═══ SOURCE EXCERPT

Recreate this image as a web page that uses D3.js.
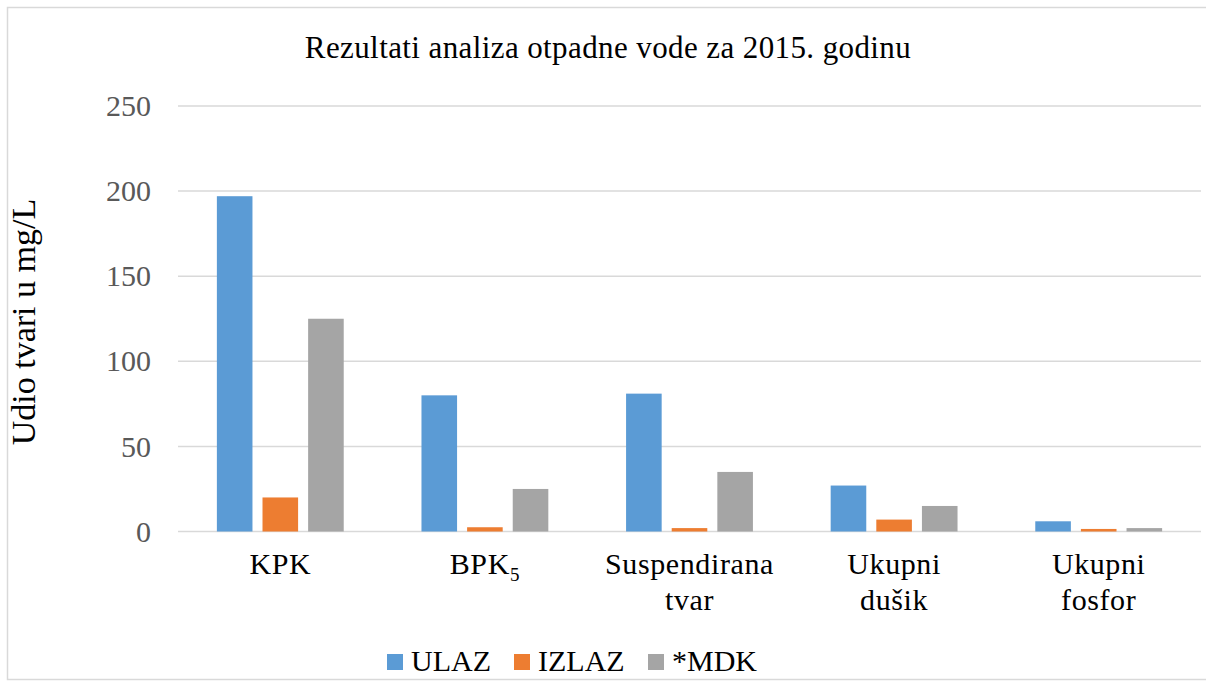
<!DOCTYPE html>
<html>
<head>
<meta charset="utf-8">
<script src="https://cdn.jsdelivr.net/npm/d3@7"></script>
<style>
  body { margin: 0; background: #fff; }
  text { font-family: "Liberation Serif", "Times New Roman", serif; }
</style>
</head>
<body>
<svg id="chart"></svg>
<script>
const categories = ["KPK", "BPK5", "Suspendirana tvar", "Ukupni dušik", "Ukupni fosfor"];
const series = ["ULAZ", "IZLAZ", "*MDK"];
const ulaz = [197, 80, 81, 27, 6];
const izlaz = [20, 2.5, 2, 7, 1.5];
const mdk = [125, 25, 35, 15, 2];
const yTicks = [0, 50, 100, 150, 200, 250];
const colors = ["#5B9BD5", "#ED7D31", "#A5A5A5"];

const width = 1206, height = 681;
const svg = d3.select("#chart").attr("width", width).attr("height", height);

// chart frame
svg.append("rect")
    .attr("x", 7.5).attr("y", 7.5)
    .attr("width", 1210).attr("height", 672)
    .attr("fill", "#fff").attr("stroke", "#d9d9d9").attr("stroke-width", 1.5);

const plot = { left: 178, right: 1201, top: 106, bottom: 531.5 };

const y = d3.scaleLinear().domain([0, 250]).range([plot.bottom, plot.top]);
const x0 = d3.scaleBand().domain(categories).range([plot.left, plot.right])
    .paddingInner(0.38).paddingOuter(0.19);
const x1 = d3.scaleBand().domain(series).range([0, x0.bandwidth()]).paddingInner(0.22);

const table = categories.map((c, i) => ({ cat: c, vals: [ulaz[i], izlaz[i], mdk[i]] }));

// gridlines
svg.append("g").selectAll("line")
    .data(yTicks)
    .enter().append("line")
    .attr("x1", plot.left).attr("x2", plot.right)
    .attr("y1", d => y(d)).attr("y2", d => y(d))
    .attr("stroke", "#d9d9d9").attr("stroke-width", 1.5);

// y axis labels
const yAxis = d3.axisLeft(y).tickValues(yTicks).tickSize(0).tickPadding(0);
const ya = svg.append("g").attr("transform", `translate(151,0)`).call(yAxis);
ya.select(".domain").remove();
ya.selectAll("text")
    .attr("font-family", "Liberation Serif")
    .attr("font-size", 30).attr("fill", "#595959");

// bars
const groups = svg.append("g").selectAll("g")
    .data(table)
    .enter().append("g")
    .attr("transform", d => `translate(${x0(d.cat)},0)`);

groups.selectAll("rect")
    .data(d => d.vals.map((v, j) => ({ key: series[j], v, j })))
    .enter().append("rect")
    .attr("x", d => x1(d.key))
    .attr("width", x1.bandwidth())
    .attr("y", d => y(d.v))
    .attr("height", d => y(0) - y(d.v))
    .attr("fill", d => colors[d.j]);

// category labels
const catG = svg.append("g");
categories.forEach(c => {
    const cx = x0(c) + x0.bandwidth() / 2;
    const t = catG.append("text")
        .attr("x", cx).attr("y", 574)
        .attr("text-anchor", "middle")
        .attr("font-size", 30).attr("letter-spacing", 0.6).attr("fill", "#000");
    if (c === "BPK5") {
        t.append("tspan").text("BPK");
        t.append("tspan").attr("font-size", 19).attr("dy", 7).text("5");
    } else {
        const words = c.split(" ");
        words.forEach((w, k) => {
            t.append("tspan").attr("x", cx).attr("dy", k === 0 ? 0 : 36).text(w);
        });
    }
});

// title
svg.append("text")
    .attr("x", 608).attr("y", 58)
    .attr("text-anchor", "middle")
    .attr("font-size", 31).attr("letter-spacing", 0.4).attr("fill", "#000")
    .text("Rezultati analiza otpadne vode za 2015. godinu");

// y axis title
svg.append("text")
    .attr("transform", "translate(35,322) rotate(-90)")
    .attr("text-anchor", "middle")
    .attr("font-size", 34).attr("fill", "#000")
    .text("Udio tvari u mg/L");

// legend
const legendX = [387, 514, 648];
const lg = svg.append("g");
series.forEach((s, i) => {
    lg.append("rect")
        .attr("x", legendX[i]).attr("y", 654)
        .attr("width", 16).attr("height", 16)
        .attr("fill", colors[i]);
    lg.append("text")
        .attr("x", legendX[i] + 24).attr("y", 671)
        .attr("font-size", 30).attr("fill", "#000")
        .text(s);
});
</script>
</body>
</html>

══════

§ **EXERCISE DETAILS**
Write out exactly the opening lines of the data, stopping after the line that holds "const table = categories.map((c, i)". Exclude pictures.

§ **WRITTEN REPLY**
Recreate this image as a web page that uses D3.js.
<!DOCTYPE html>
<html>
<head>
<meta charset="utf-8">
<script src="https://cdn.jsdelivr.net/npm/d3@7"></script>
<style>
  body { margin: 0; background: #fff; }
  text { font-family: "Liberation Serif", "Times New Roman", serif; }
</style>
</head>
<body>
<svg id="chart"></svg>
<script>
const categories = ["KPK", "BPK5", "Suspendirana tvar", "Ukupni dušik", "Ukupni fosfor"];
const series = ["ULAZ", "IZLAZ", "*MDK"];
const ulaz = [197, 80, 81, 27, 6];
const izlaz = [20, 2.5, 2, 7, 1.5];
const mdk = [125, 25, 35, 15, 2];
const yTicks = [0, 50, 100, 150, 200, 250];
const colors = ["#5B9BD5", "#ED7D31", "#A5A5A5"];

const width = 1206, height = 681;
const svg = d3.select("#chart").attr("width", width).attr("height", height);

// chart frame
svg.append("rect")
    .attr("x", 7.5).attr("y", 7.5)
    .attr("width", 1210).attr("height", 672)
    .attr("fill", "#fff").attr("stroke", "#d9d9d9").attr("stroke-width", 1.5);

const plot = { left: 178, right: 1201, top: 106, bottom: 531.5 };

const y = d3.scaleLinear().domain([0, 250]).range([plot.bottom, plot.top]);
const x0 = d3.scaleBand().domain(categories).range([plot.left, plot.right])
    .paddingInner(0.38).paddingOuter(0.19);
const x1 = d3.scaleBand().domain(series).range([0, x0.bandwidth()]).paddingInner(0.22);

const table = categories.map((c, i) => ({ cat: c, vals: [ulaz[i], izlaz[i], mdk[i]] }));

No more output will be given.